Agriculture is the life blood of Sampson County, number one ag county in NC. @SampsonCCtweets teaches animal science to future farmers, simulating animal births, handling, and more. @ncLEAFchief says this calf is pretty heavy! pic.twitter.com/q2QiV2ncwF
— Robert Kinlaw (@rob3rtk) August 30, 2018
Nearby sits the college’s ammonia refrigeration department. Here, students learn to properly operate the massive equipment that ensures meat stays frozen from the time it’s loaded onto a truck until you bring it home from the grocery store.
In addition to farming-centric programs, SCC offers programs commonly associated with community colleges: nursing, industrial maintenance, cosmetology, welding and more. And although these skills can be utilized almost anywhere, many have their own hooks in the local agriculture industry.
Graduates of the welding and industrial maintenance programs can find local employment working on the infrastructure that keeps farms going — whether that’s a tractor or a piece of pork processing equipment. An AHEC grant gave nursing students the opportunity to do health and wellness checks on local farm workers. Some graduates of the nursing program will find employment at nearby Sampson Regional Medical Center, one of the few independent hospitals left in the state.
Despite its focus on the local agriculture economy, the college is investing in the programs that most fulfill its slogan: “Begin here, go anywhere.”
That’s partly born from a need to stay competitive with neighboring institutions. Highway 24, which runs through Clinton, has been the subject of a renovation process that’s gone on far longer than anticipated. When the project finally concludes, the result will be easier access to Fayetteville for people who live in Clinton, which means easier access to larger institutions like Fayetteville Technical Community College.
These themes play into the larger conversation of North Carolina’s growing rural-urban divide.
“North Carolina is scratching its head,” Starling said. “If it’s going to be just the Triangle, RDU, the Triad… we’re not sure what’s going to happen to the rest of us.”
“The question about what we’re going to be is really a question of what eastern North Carolina is going to be.”—Bill Starling, SCC President
Perhaps a larger threat than physical proximity is the proliferation of online classes, which makes it easier for students across the state to choose larger institutions like Wake Tech over their local community college. Sampson Community College has responded to this inevitable march toward progress by aggressively expanding its own online classes.
SCC’s early college, which offers academic opportunities for local high school students, should also be relatively safe from competitors. But moving forward, Starling and his administrative team believe another aspect will be crucial in attracting and retaining students: offering a more vibrant campus life. That could mean getting more students involved in student government, for example.
The college is not alone in confronting new challenges. Recent nuisance lawsuits targeting companies like Murphy-Brown mean that changes are certainly coming for the hog industry, which may very well be necessary to bring the farms up to cleaner and more healthy standards for those who live nearby.

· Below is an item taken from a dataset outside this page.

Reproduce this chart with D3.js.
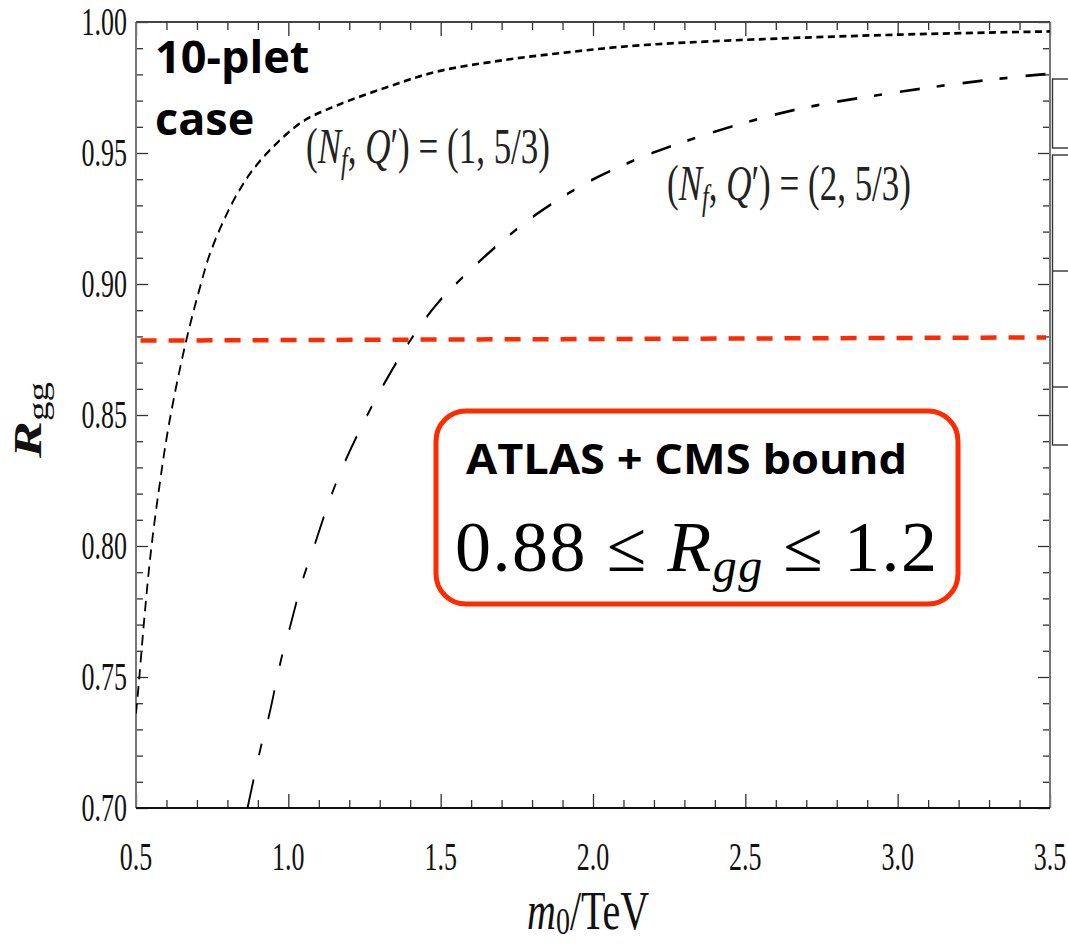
<!DOCTYPE html>
<html><head><meta charset="utf-8">
<script src="https://cdn.jsdelivr.net/npm/d3@7"></script>
<style>body{margin:0;background:#fff;} svg{display:block}</style>
</head><body>
<svg id="c" width="1068" height="945"></svg>
<script>
// ---------------- data ----------------
const curve1M = [0.500,0.511,0.527,0.549,0.577,0.609,0.664,0.713,0.741,0.785,0.828,0.883,0.960,1.047,1.156,1.321,1.485,1.704,1.922,2.141,2.461,3.008,3.500];
const curve1R = [0.736,0.750,0.772,0.798,0.823,0.847,0.878,0.900,0.911,0.9235,0.9335,0.9435,0.9535,0.962,0.968,0.975,0.981,0.9854,0.9885,0.991,0.993,0.9952,0.9964];
const curve2M = [0.866,0.910,0.938,0.976,1.003,1.047,1.085,1.140,1.189,1.255,1.310,1.392,1.485,1.594,1.704,1.813,1.977,2.141,2.242,2.461,2.679,2.898,3.117,3.336,3.500];
const curve2R = [0.700,0.7234,0.736,0.7565,0.768,0.787,0.800,0.819,0.833,0.849,0.861,0.877,0.892,0.905,0.9165,0.9265,0.9385,0.9475,0.952,0.9603,0.9669,0.9714,0.9752,0.9784,0.9803];
const boundM = [0.515, 3.487];
const boundR = [0.8784, 0.8796];
const xMajor = [0.5,1.0,1.5,2.0,2.5,3.0,3.5];
const xLabels = ["0.5","1.0","1.5","2.0","2.5","3.0","3.5"];
const yMajor = [0.70,0.75,0.80,0.85,0.90,0.95,1.00];
const yLabels = ["0.70","0.75","0.80","0.85","0.90","0.95","1.00"];
const xMinor = d3.range(5,36).map(d=>d/10).filter(v=>Math.abs(v*2-Math.round(v*2))>1e-6);
const yMinor = d3.range(70,101).map(d=>d/100).filter(v=>Math.round(v*100)%5!==0);

// ---------------- layout ----------------
const L=136, R=1050, T=22, B=808, S=1.5;
const svg = d3.select("#c");
const x = d3.scaleLinear().domain([0.5,3.5]).range([L,R]);
const y = d3.scaleLinear().domain([0.70,1.00]).range([B,T]);
const yi = d3.scaleLinear().domain([0.70,1.00]).range([(B-T)/S,0]); // unstretched inner
const serif = "'Liberation Serif','DejaVu Serif',serif";
const sans = "'Open Sans','Noto Sans',sans-serif";
const RED = "#ff2a00";

// side fragments (cropped table at right edge)
const side = svg.append("g").attr("fill","none").attr("stroke","#333").attr("stroke-width",1.4);
side.append("rect").attr("x",1052.5).attr("y",79).attr("width",40).attr("height",69);
side.append("rect").attr("x",1052.5).attr("y",155).attr("width",40).attr("height",290);
side.append("line").attr("x1",1052.5).attr("x2",1068).attr("y1",271).attr("y2",271);
side.append("line").attr("x1",1052.5).attr("x2",1068).attr("y1",387).attr("y2",387);

// ticks
function ticks(axisFn, values, size, tr){
  svg.append("g").attr("transform",tr)
    .call(axisFn.tickValues(values).tickSize(size).tickSizeOuter(0).tickFormat(""))
    .call(g=>g.select(".domain").remove())
    .call(g=>g.selectAll("line").attr("stroke","#333").attr("stroke-width",1.3));
}
ticks(d3.axisBottom(x), xMinor, -8, `translate(0,${B})`);
ticks(d3.axisBottom(x), xMajor, -14, `translate(0,${B})`);
ticks(d3.axisTop(x), xMinor, -8, `translate(0,${T})`);
ticks(d3.axisTop(x), xMajor, -14, `translate(0,${T})`);
ticks(d3.axisLeft(y), yMinor, -7, `translate(${L},0)`);
ticks(d3.axisLeft(y), yMajor, -12, `translate(${L},0)`);
ticks(d3.axisRight(y), yMinor, -7, `translate(${R},0)`);
ticks(d3.axisRight(y), yMajor, -12, `translate(${R},0)`);

// frame
svg.append("line").attr("x1",L).attr("x2",L).attr("y1",T).attr("y2",B).attr("stroke","#777").attr("stroke-width",2);
svg.append("line").attr("x1",R).attr("x2",R).attr("y1",T).attr("y2",B).attr("stroke","#777").attr("stroke-width",2);
svg.append("line").attr("x1",L).attr("x2",R).attr("y1",T).attr("y2",T).attr("stroke","#444").attr("stroke-width",2);
svg.append("line").attr("x1",L).attr("x2",R).attr("y1",B).attr("y2",B).attr("stroke","#111").attr("stroke-width",2);

// tick labels (stretched vertically like the original)
svg.append("g").selectAll("text").data(xMajor).join("text")
  .attr("transform",d=>`translate(${x(d)},857) scale(1,${S})`)
  .attr("dy","0.34em").attr("text-anchor","middle")
  .attr("font-family",serif).attr("font-size",26).attr("fill","#111")
  .text((d,i)=>xLabels[i]);
svg.append("g").selectAll("text").data(yMajor).join("text")
  .attr("transform",d=>`translate(127,${y(d)}) scale(1,${S})`)
  .attr("dy","0.34em").attr("text-anchor","end")
  .attr("font-family",serif).attr("font-size",26).attr("fill","#111")
  .text((d,i)=>yLabels[i]);

// axis titles
const xt = svg.append("text").attr("transform",`translate(527,929) scale(1,1.35)`)
  .attr("font-family",serif).attr("font-size",40).attr("fill","#111");
xt.append("tspan").attr("font-style","italic").text("m");
xt.append("tspan").attr("font-size",28).attr("dy",4).text("0");
xt.append("tspan").attr("dy",-4).text("/TeV");

const yt = svg.append("text").attr("transform",`translate(41,420) rotate(-90) scale(1.35,1)`)
  .attr("font-family",serif).attr("font-size",41).attr("fill","#111").attr("text-anchor","middle");
yt.append("tspan").attr("font-style","italic").attr("font-weight","bold").text("R");
yt.append("tspan").attr("font-size",29).attr("dy",7).text("gg");

// curves (drawn in an unstretched frame and stretched vertically)
const defs = svg.append("defs");
defs.append("clipPath").attr("id","clip").append("rect")
  .attr("x",L).attr("y",0).attr("width",R-L).attr("height",(B-T)/S);
const cg = svg.append("g").attr("transform",`translate(0,${T}) scale(1,${S})`).attr("clip-path","url(#clip)");
const line = d3.line().x(d=>x(d[0])).y(d=>yi(d[1])).curve(d3.curveCatmullRom.alpha(0.5));
cg.append("path").datum(curve1M.map((m,i)=>[m,curve1R[i]]))
  .attr("d",line).attr("fill","none").attr("stroke","#000").attr("stroke-width",1.8)
  .attr("stroke-dasharray","7,4.5");
cg.append("path").datum(curve2M.map((m,i)=>[m,curve2R[i]]))
  .attr("d",line).attr("fill","none").attr("stroke","#000").attr("stroke-width",1.8)
  .attr("stroke-dasharray","20,17,8,18");

// red bound line
svg.append("path").datum(boundM.map((m,i)=>[m,boundR[i]]))
  .attr("d",d3.line().x(d=>x(d[0])).y(d=>y(d[1])))
  .attr("fill","none").attr("stroke",RED).attr("stroke-width",4.5).attr("stroke-dasharray","16,12");

// curve labels
function curveLabel(tx,ty,n){
  const t = svg.append("text").attr("transform",`translate(${tx},${ty}) scale(1,1.45)`)
    .attr("font-family",serif).attr("font-size",35).attr("fill","#222");
  t.append("tspan").text("(");
  t.append("tspan").attr("font-style","italic").text("N");
  t.append("tspan").attr("font-style","italic").attr("font-size",24).attr("dy",6).text("f");
  t.append("tspan").attr("dy",-6).text(", ");
  t.append("tspan").attr("font-style","italic").text("Q");
  t.append("tspan").text("′) = (" + n + ", 5/3)");
  return t;
}
curveLabel(306,163,1);
curveLabel(667,200,2);

// big labels
svg.append("text").attr("x",155).attr("y",73).attr("font-family",sans).attr("font-weight",700)
  .attr("font-size",45).attr("fill","#000").text("10-plet");
svg.append("text").attr("x",155).attr("y",135).attr("font-family",sans).attr("font-weight",700)
  .attr("font-size",45).attr("fill","#000").text("case");

// bound box
svg.append("rect").attr("x",436).attr("y",411).attr("width",522).attr("height",193).attr("rx",30)
  .attr("fill","#fff").attr("stroke",RED).attr("stroke-width",5);
svg.append("text").attr("x",466).attr("y",474).attr("font-family",sans).attr("font-weight",700)
  .attr("font-size",41).attr("fill","#000")
  .attr("textLength",441).attr("lengthAdjust","spacingAndGlyphs").text("ATLAS + CMS bound");
const mt = svg.append("text").attr("x",455).attr("y",571).attr("font-family",serif)
  .attr("font-size",72).attr("fill","#000")
  .attr("textLength",482).attr("lengthAdjust","spacing");
mt.append("tspan").text("0.88 ≤ ");
mt.append("tspan").attr("font-style","italic").text("R");
mt.append("tspan").attr("font-style","italic").attr("font-size",48).attr("dy",11).text("gg");
mt.append("tspan").attr("dy",-11).text(" ≤ 1.2");
</script>
</body></html>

These lawsuits have largely focused on two groups of people: those in charge of the hog farming companies and those who are most affected by the odors, flies, and waste that said farms inevitably generate. But there’s another group with a stake in the future of agriculture: the thousands of employees who depend on it for their livelihood.
It’s the woman who keeps inventory of the hogs, or the man who pulls them down winding back roads behind a Kenworth. It’s the people who repair the machines in the processing plant down the street and those who carefully inspect meat for maladies — meat that I can enjoy later with peace of mind and a side of slaw.
These are the people that help put food on our own tables, and many of them relied on Sampson Community College to secure the jobs they have today.